▶ [Required task]:
No images are to be carried over; print all other material exactly as it stands.
┄┄┄┄┄┄┄┄┄┄
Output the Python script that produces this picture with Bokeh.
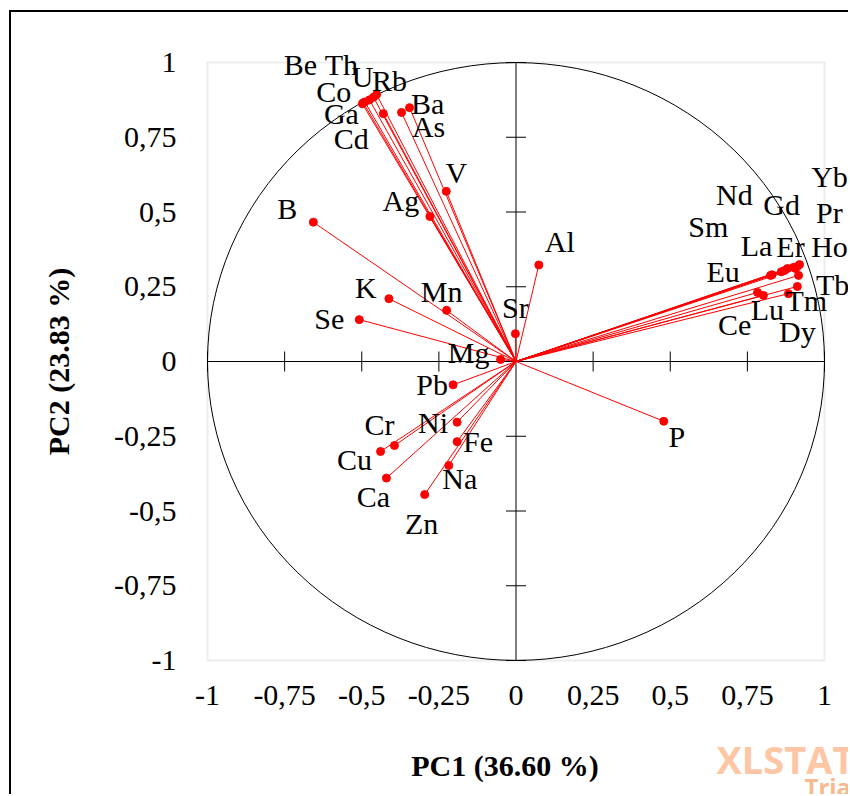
from bokeh.plotting import figure
from bokeh.models import ColumnDataSource, FixedTicker, Label, LabelSet, BoxAnnotation
from bokeh.embed import file_html
from bokeh.resources import INLINE

# ---- data: variable loadings on PC1 / PC2 ----
variables = ["Be", "Co", "Ga", "Th", "U", "Rb", "Cd", "As", "Ba", "V", "Ag",
             "B", "K", "Se", "Mn", "Sr", "Mg", "Al", "P",
             "Pb", "Ni", "Fe", "Na", "Cr", "Cu", "Ca", "Zn",
             "Yb", "Pr", "Ho", "Gd", "Er", "Nd", "Sm", "La", "Eu", "Tb", "Tm", "Dy", "Lu", "Ce"]
pc1 = [-0.495, -0.490, -0.498, -0.475, -0.462, -0.452, -0.430, -0.371, -0.345, -0.226, -0.279,
       -0.657, -0.412, -0.508, -0.225, -0.002, -0.050, 0.074, 0.479,
       -0.204, -0.191, -0.191, -0.218, -0.394, -0.439, -0.420, -0.296,
       0.919, 0.912, 0.906, 0.900, 0.880, 0.870, 0.860, 0.825, 0.830, 0.916, 0.912, 0.883, 0.802, 0.783]
pc2 = [0.865, 0.868, 0.862, 0.875, 0.884, 0.893, 0.829, 0.833, 0.849, 0.569, 0.485,
       0.466, 0.210, 0.140, 0.171, 0.093, 0.007, 0.323, -0.200,
       -0.078, -0.203, -0.268, -0.348, -0.281, -0.301, -0.390, -0.445,
       0.324, 0.318, 0.311, 0.315, 0.311, 0.304, 0.300, 0.288, 0.290, 0.288, 0.251, 0.227, 0.221, 0.231]

# label placement offsets (pixels, right / down)
label_dx = [-63, -31, -21, -28, -11, 13, -32, 27, 18, 10, -29,
            -26, -23, -30, -5, 0, -32, 21, 13,
            -21, -24, 21, 11, -15, -26, -13, -3,
            30, 32, 34, -12, 3, -50, -73, -14, -49, 34, 9, 9, 4, -23]
label_dy = [-38, -10, 10, -35, -21, -14, 25, 14, -4, -19, -16,
            -14, -11, -1, -19, -26, -7, -23, 15,
            0, 0, 0, 13, -21, 8, 18, 29,
            -88, -54, -22, -63, -22, -76, -45, -30, -3, 9, 14, 38, 14, 32]

tick_values = [-1, -0.75, -0.5, -0.25, 0, 0.25, 0.5, 0.75, 1]
tick_labels = ["-1", "-0,75", "-0,5", "-0,25", "0", "0,25", "0,5", "0,75", "1"]
axis_ticks = [t for t in tick_values if t != 0]

x_title = "PC1 (36.60 %)"
y_title = "PC2 (23.83 %)"

SERIF = "Liberation Serif"

# ---- layout (pixels) ----
W, H = 839, 784              # canvas size
FRAME_L, FRAME_R = 196, 813  # canvas x of -1 and +1
FRAME_T, FRAME_B = 50, 648   # canvas y of +1 and -1
lo, hi = tick_values[0], tick_values[-1]
sx = (FRAME_R - FRAME_L) / (hi - lo)
sy = (FRAME_B - FRAME_T) / (hi - lo)
x_range = (lo - FRAME_L / sx, hi + (W - FRAME_R) / sx)
y_range = (lo - (H - FRAME_B) / sy, hi + FRAME_T / sy)

src = ColumnDataSource(dict(
    name=variables, x=pc1, y=pc2,
    x0=[0.0] * len(pc1), y0=[0.0] * len(pc2),
    dx=label_dx, dy=[-d for d in label_dy],
))

p = figure(width=W, height=H, x_range=x_range, y_range=y_range,
           output_backend="svg", toolbar_location=None,
           min_border_left=0, min_border_right=0, min_border_top=0, min_border_bottom=0,
           x_axis_label=x_title, y_axis_label=y_title)
p.styles = {"border-left": "2px solid black", "border-top": "2px solid black"}
p.margin = (10, 0, 0, 9)
p.grid.visible = False
p.outline_line_color = None
p.background_fill_color = "white"
p.border_fill_color = "white"

for ax in (p.xaxis[0], p.yaxis[0]):
    ax.fixed_location = lo
    ax.ticker = FixedTicker(ticks=tick_values)
    ax.major_label_overrides = dict(zip(tick_values, tick_labels))
    ax.axis_line_color = None
    ax.major_tick_line_color = None
    ax.minor_tick_line_color = None
    ax.major_tick_out = 0
    ax.major_tick_in = 0
    ax.minor_tick_out = 0
    ax.major_label_text_font = SERIF
    ax.major_label_text_font_size = "30px"
    ax.major_label_text_color = "black"
    ax.axis_label_text_font = SERIF
    ax.axis_label_text_font_style = "bold"
    ax.axis_label_text_font_size = "30px"
    ax.axis_label_text_color = "black"
p.yaxis[0].bounds = (lo, hi)
p.xaxis[0].bounds = (lo - 0.07, hi)
p.yaxis[0].major_label_standoff = 31
p.yaxis[0].axis_label_standoff = 36
p.xaxis[0].major_label_standoff = 25
p.xaxis[0].axis_label_standoff = 41

# plot-area frame (grey box around [-1, 1] x [-1, 1])
p.add_layout(BoxAnnotation(left=lo, right=hi, bottom=lo, top=hi, fill_alpha=0,
                           line_color="#c0c0c0", line_width=2, level="underlay"))

# correlation circle
p.ellipse(x=0, y=0, width=hi - lo, height=hi - lo, fill_color=None,
          line_color="black", line_width=1)
# axes through the origin, with crossing tick marks
p.segment(x0=[lo, 0], y0=[0, lo], x1=[hi, 0], y1=[0, hi], line_color="black", line_width=1)
p.scatter(x=[0] * len(axis_ticks), y=axis_ticks, marker="dash", size=20,
          line_color="black", line_width=1)
p.scatter(x=axis_ticks, y=[0] * len(axis_ticks), marker="dash", size=20, angle=1.5707963,
          line_color="black", line_width=1)

# loading vectors
p.segment(x0="x0", y0="y0", x1="x", y1="y", source=src, line_color="#ff0000", line_width=1)
p.scatter(x="x", y="y", source=src, size=8, fill_color="#ff0000", line_color="#ff0000")

labels = LabelSet(x="x", y="y", text="name", source=src, x_offset="dx", y_offset="dy",
                  text_font=SERIF, text_font_size="30px", text_color="black",
                  text_align="center", text_baseline="middle")
p.add_layout(labels)

# trial watermark (bottom right)
def px_to_x(px):
    return x_range[0] + (px - 11) / sx

def px_to_y(py):
    return y_range[1] - (py - 12) / sy

p.add_layout(Label(x=px_to_x(716), y=px_to_y(758), text="XLSTAT",
                   text_font="Open Sans", text_font_style="bold", text_font_size="38px",
                   text_color="#fdc6a4", text_baseline="alphabetic", text_align="left"))
p.add_layout(Label(x=px_to_x(804), y=px_to_y(786), text="Trial",
                   text_font="Open Sans", text_font_style="bold", text_font_size="24px",
                   text_color="#f8b890", text_baseline="alphabetic", text_align="left"))

open("out.html", "w").write(file_html(p, INLINE))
┄┄┄┄┄┄┄┄┄┄
▶ [Solution for this problem]:
Output the Python script that produces this picture with Bokeh.
from bokeh.plotting import figure
from bokeh.models import ColumnDataSource, FixedTicker, Label, LabelSet, BoxAnnotation
from bokeh.embed import file_html
from bokeh.resources import INLINE

# ---- data: variable loadings on PC1 / PC2 ----
variables = ["Be", "Co", "Ga", "Th", "U", "Rb", "Cd", "As", "Ba", "V", "Ag",
             "B", "K", "Se", "Mn", "Sr", "Mg", "Al", "P",
             "Pb", "Ni", "Fe", "Na", "Cr", "Cu", "Ca", "Zn",
             "Yb", "Pr", "Ho", "Gd", "Er", "Nd", "Sm", "La", "Eu", "Tb", "Tm", "Dy", "Lu", "Ce"]
pc1 = [-0.495, -0.490, -0.498, -0.475, -0.462, -0.452, -0.430, -0.371, -0.345, -0.226, -0.279,
       -0.657, -0.412, -0.508, -0.225, -0.002, -0.050, 0.074, 0.479,
       -0.204, -0.191, -0.191, -0.218, -0.394, -0.439, -0.420, -0.296,
       0.919, 0.912, 0.906, 0.900, 0.880, 0.870, 0.860, 0.825, 0.830, 0.916, 0.912, 0.883, 0.802, 0.783]
pc2 = [0.865, 0.868, 0.862, 0.875, 0.884, 0.893, 0.829, 0.833, 0.849, 0.569, 0.485,
       0.466, 0.210, 0.140, 0.171, 0.093, 0.007, 0.323, -0.200,
       -0.078, -0.203, -0.268, -0.348, -0.281, -0.301, -0.390, -0.445,
       0.324, 0.318, 0.311, 0.315, 0.311, 0.304, 0.300, 0.288, 0.290, 0.288, 0.251, 0.227, 0.221, 0.231]

# label placement offsets (pixels, right / down)
label_dx = [-63, -31, -21, -28, -11, 13, -32, 27, 18, 10, -29,
            -26, -23, -30, -5, 0, -32, 21, 13,
            -21, -24, 21, 11, -15, -26, -13, -3,
            30, 32, 34, -12, 3, -50, -73, -14, -49, 34, 9, 9, 4, -23]
label_dy = [-38, -10, 10, -35, -21, -14, 25, 14, -4, -19, -16,
            -14, -11, -1, -19, -26, -7, -23, 15,
            0, 0, 0, 13, -21, 8, 18, 29,
            -88, -54, -22, -63, -22, -76, -45, -30, -3, 9, 14, 38, 14, 32]

tick_values = [-1, -0.75, -0.5, -0.25, 0, 0.25, 0.5, 0.75, 1]
tick_labels = ["-1", "-0,75", "-0,5", "-0,25", "0", "0,25", "0,5", "0,75", "1"]
axis_ticks = [t for t in tick_values if t != 0]

x_title = "PC1 (36.60 %)"
y_title = "PC2 (23.83 %)"

SERIF = "Liberation Serif"

# ---- layout (pixels) ----
W, H = 839, 784              # canvas size
FRAME_L, FRAME_R = 196, 813  # canvas x of -1 and +1
FRAME_T, FRAME_B = 50, 648   # canvas y of +1 and -1
lo, hi = tick_values[0], tick_values[-1]
sx = (FRAME_R - FRAME_L) / (hi - lo)
sy = (FRAME_B - FRAME_T) / (hi - lo)
x_range = (lo - FRAME_L / sx, hi + (W - FRAME_R) / sx)
y_range = (lo - (H - FRAME_B) / sy, hi + FRAME_T / sy)

src = ColumnDataSource(dict(
    name=variables, x=pc1, y=pc2,
    x0=[0.0] * len(pc1), y0=[0.0] * len(pc2),
    dx=label_dx, dy=[-d for d in label_dy],
))

p = figure(width=W, height=H, x_range=x_range, y_range=y_range,
           output_backend="svg", toolbar_location=None,
           min_border_left=0, min_border_right=0, min_border_top=0, min_border_bottom=0,
           x_axis_label=x_title, y_axis_label=y_title)
p.styles = {"border-left": "2px solid black", "border-top": "2px solid black"}
p.margin = (10, 0, 0, 9)
p.grid.visible = False
p.outline_line_color = None
p.background_fill_color = "white"
p.border_fill_color = "white"

for ax in (p.xaxis[0], p.yaxis[0]):
    ax.fixed_location = lo
    ax.ticker = FixedTicker(ticks=tick_values)
    ax.major_label_overrides = dict(zip(tick_values, tick_labels))
    ax.axis_line_color = None
    ax.major_tick_line_color = None
    ax.minor_tick_line_color = None
    ax.major_tick_out = 0
    ax.major_tick_in = 0
    ax.minor_tick_out = 0
    ax.major_label_text_font = SERIF
    ax.major_label_text_font_size = "30px"
    ax.major_label_text_color = "black"
    ax.axis_label_text_font = SERIF
    ax.axis_label_text_font_style = "bold"
    ax.axis_label_text_font_size = "30px"
    ax.axis_label_text_color = "black"
p.yaxis[0].bounds = (lo, hi)
p.xaxis[0].bounds = (lo - 0.07, hi)
p.yaxis[0].major_label_standoff = 31
p.yaxis[0].axis_label_standoff = 36
p.xaxis[0].major_label_standoff = 25
p.xaxis[0].axis_label_standoff = 41

# plot-area frame (grey box around [-1, 1] x [-1, 1])
p.add_layout(BoxAnnotation(left=lo, right=hi, bottom=lo, top=hi, fill_alpha=0,
                           line_color="#c0c0c0", line_width=2, level="underlay"))

# correlation circle
p.ellipse(x=0, y=0, width=hi - lo, height=hi - lo, fill_color=None,
          line_color="black", line_width=1)
# axes through the origin, with crossing tick marks
p.segment(x0=[lo, 0], y0=[0, lo], x1=[hi, 0], y1=[0, hi], line_color="black", line_width=1)
p.scatter(x=[0] * len(axis_ticks), y=axis_ticks, marker="dash", size=20,
          line_color="black", line_width=1)
p.scatter(x=axis_ticks, y=[0] * len(axis_ticks), marker="dash", size=20, angle=1.5707963,
          line_color="black", line_width=1)

# loading vectors
p.segment(x0="x0", y0="y0", x1="x", y1="y", source=src, line_color="#ff0000", line_width=1)
p.scatter(x="x", y="y", source=src, size=8, fill_color="#ff0000", line_color="#ff0000")

labels = LabelSet(x="x", y="y", text="name", source=src, x_offset="dx", y_offset="dy",
                  text_font=SERIF, text_font_size="30px", text_color="black",
                  text_align="center", text_baseline="middle")
p.add_layout(labels)

# trial watermark (bottom right)
def px_to_x(px):
    return x_range[0] + (px - 11) / sx

def px_to_y(py):
    return y_range[1] - (py - 12) / sy

p.add_layout(Label(x=px_to_x(716), y=px_to_y(758), text="XLSTAT",
                   text_font="Open Sans", text_font_style="bold", text_font_size="38px",
                   text_color="#fdc6a4", text_baseline="alphabetic", text_align="left"))
p.add_layout(Label(x=px_to_x(804), y=px_to_y(786), text="Trial",
                   text_font="Open Sans", text_font_style="bold", text_font_size="24px",
                   text_color="#f8b890", text_baseline="alphabetic", text_align="left"))

open("out.html", "w").write(file_html(p, INLINE))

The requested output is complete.